Pertanto la letteratura riesce a catturare questo legame nell’immenso scenario dei simboli. In fondo raccontare una terra, un mare o un luogo in termini più generali significa una proposta di immagini ma le immagini vanno lette e la lettura non è sempre di facile approccio perchè deve sapere imprigionare tali immagini con il sentimento dell’essere e dell’appartenere. Il processo al quale si faceva riferimento all’inizio si inserisce perciò in una duplice entratura di leggibilità. Una completamente etnica l’altra profondamente letteraria. Noi cerchiamo di metterle insieme con la presenza di una meditazione sui temi in questione ma in modo particolare con l’opera di quegli scrittori e di quei poeti che non hanno “ragionato” sui luoghi ma li hanno, come si diceva, percepiti e soprattutto sentiti.

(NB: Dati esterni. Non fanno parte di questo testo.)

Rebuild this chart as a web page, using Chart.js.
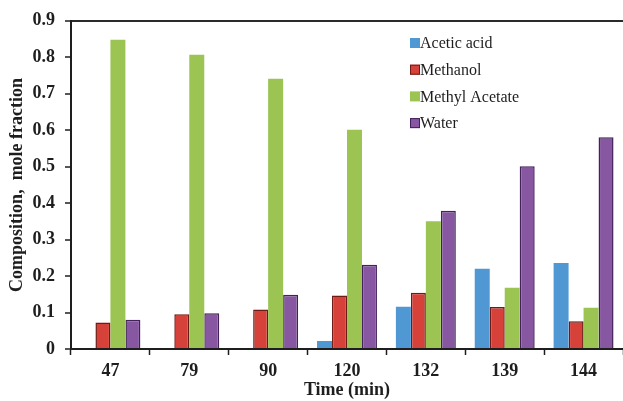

Sentire un luogo non è soltanto appartenere un luogo, ma è anche viverlo con l’intensità di una nostalgia che riesce ad avere senso solo se la letteratura ha la forza di porre in essere l’umanesimo dell’appartenenza stessa. Sia in un approccio linguistico sia in un raccordo di sentimenti con quella geografia del luogo che sostanzialmente, per uno scrittore, è geografia dei suoni, dei linguaggi, delle memorie, dei ricordi. Quindi è una geografia della nostalgia. In un tale contesto la letteratura può farsi, in questi specifici casi, etno-linguistica, etno-storia in un inserimento di quella estetica che può diventare dissolvenza del reale per restare, nella stessa rappresentazione del reale, estetica della nostalgia. Etnos-popolo-civiltà. Qui l’intreccio diventa una vera e propria metafisica dell’anima.

Si ritorna alla antica metafora. Abitare un paese, abitare una lingua. Si abita una lingua perché si vive una Nazione, come metafisica della storia e delle geografie, tra civiltà e popoli.